You are viewing a plain text version of this content. The canonical link for it is here.
Posted to commits@iceberg.apache.org by dw...@apache.org on 2019/08/19 23:43:57 UTC

[incubator-iceberg] branch master updated: Bringing type module into sync (#382)

This is an automated email from the ASF dual-hosted git repository.

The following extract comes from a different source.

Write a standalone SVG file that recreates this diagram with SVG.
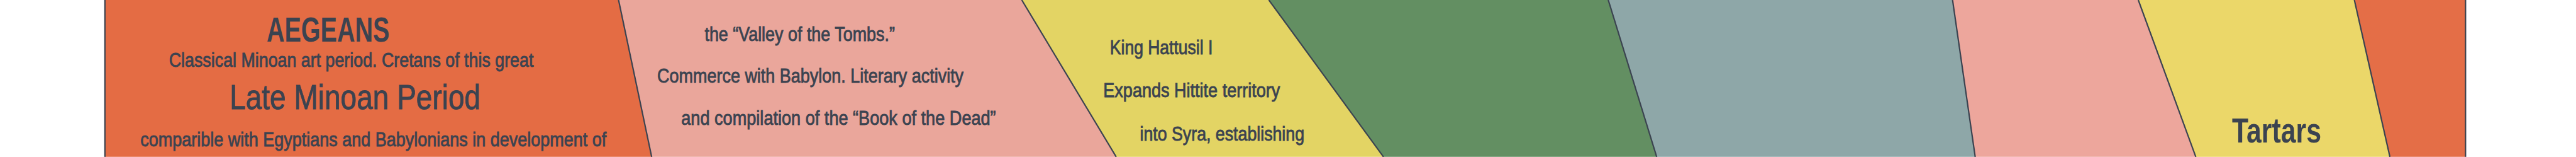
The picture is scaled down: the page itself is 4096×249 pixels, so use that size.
<svg xmlns="http://www.w3.org/2000/svg" width="4096" height="249" viewBox="0 0 4096 249">
<style>
.t{font-family:"Liberation Sans",Arial,sans-serif;fill:#3B4350;font-weight:normal;stroke:#3B4350;stroke-width:1.6px}
.b{font-weight:bold;stroke:none}
.s{font-size:57px}
.l{font-size:99px}
.sep{stroke:#3B4350;stroke-width:4;fill:none}
</style>
<rect width="4096" height="249" fill="#ffffff"/>
<g transform="scale(0.554113)">
<g id="aegeans">
<polygon points="301,0 1775,0 1870,449 301,449" fill="#E46C44"/>
<text class="t l b" x="765" y="119" textLength="353" lengthAdjust="spacingAndGlyphs">AEGEANS</text>
<text class="t s" x="485" y="192" textLength="1046" lengthAdjust="spacingAndGlyphs">Classical Minoan art period. Cretans of this great</text>
<text class="t l" x="659" y="312" textLength="720" lengthAdjust="spacingAndGlyphs">Late Minoan Period</text>
<text class="t s" x="403" y="419" textLength="1337" lengthAdjust="spacingAndGlyphs">comparible with Egyptians and Babylonians in development of</text>
</g>
<g id="egypt">
<polygon points="1775,0 2932,0 3203,449 1870,449" fill="#EAA69B"/>
<text class="t s" x="2022" y="117" textLength="546" lengthAdjust="spacingAndGlyphs">the “Valley of the Tombs.”</text>
<text class="t s" x="1886" y="237" textLength="879" lengthAdjust="spacingAndGlyphs">Commerce with Babylon. Literary activity</text>
<text class="t s" x="1955" y="357" textLength="903" lengthAdjust="spacingAndGlyphs">and compilation of the “Book of the Dead”</text>
</g>
<g id="hittites">
<polygon points="2932,0 3641,0 3970,449 3203,449" fill="#E3D464"/>
<text class="t s" x="3185" y="155" textLength="295" lengthAdjust="spacingAndGlyphs">King Hattusil I</text>
<text class="t s" x="3166" y="278" textLength="507" lengthAdjust="spacingAndGlyphs">Expands Hittite territory</text>
<text class="t s" x="3271" y="402" textLength="472" lengthAdjust="spacingAndGlyphs">into Syra, establishing</text>
</g>
<g id="green-band">
<polygon points="3641,0 4615,0 4754,449 3970,449" fill="#638F62"/>
</g>
<g id="gray-band">
<polygon points="4615,0 5603,0 5668,449 4754,449" fill="#8EA7A8"/>
</g>
<g id="pink-band">
<polygon points="5603,0 6136,0 6301,449 5668,449" fill="#EDA69C"/>
</g>
<g id="tartars">
<polygon points="6136,0 6756,0 6858,449 6301,449" fill="#EBD769"/>
<text class="t l b" x="6405" y="407" textLength="256" lengthAdjust="spacingAndGlyphs">Tartars</text>
</g>
<g id="orange-band">
<polygon points="6756,0 7075,0 7075,449 6858,449" fill="#E46E47"/>
</g>
<g id="connectors">
<line class="sep" x1="301" y1="0" x2="301" y2="449"/>
<line class="sep" x1="1775" y1="0" x2="1870" y2="449"/>
<line class="sep" x1="2932" y1="0" x2="3203" y2="449"/>
<line class="sep" x1="3641" y1="0" x2="3970" y2="449"/>
<line class="sep" x1="4615" y1="0" x2="4754" y2="449"/>
<line class="sep" x1="5603" y1="0" x2="5668" y2="449"/>
<line class="sep" x1="6136" y1="0" x2="6301" y2="449"/>
<line class="sep" x1="6756" y1="0" x2="6858" y2="449"/>
<line class="sep" x1="7075" y1="0" x2="7075" y2="449"/>
</g>
</g>
</svg>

dweeks pushed a commit to branch master
in repository https://gitbox.apache.org/repos/asf/incubator-iceberg.git


The following commit(s) were added to refs/heads/master by this push:
     new 7acf141  Bringing type module into sync (#382)
7acf141 is described below

commit 7acf14193544e2ba529bdd53f5e7bcf3dbe9b559
Author: TGooch44 <te...@gmail.com>
AuthorDate: Mon Aug 19 16:43:51 2019 -0700

    Bringing type module into sync (#382)
---
 python/iceberg/api/types/conversions.py | 14 ++++----
 python/iceberg/api/types/type.py        |  7 +---
 python/iceberg/api/types/type_util.py   | 62 +++++++++++++++++++--------------
 python/iceberg/api/types/types.py       | 28 +++++++++------
 4 files changed, 59 insertions(+), 52 deletions(-)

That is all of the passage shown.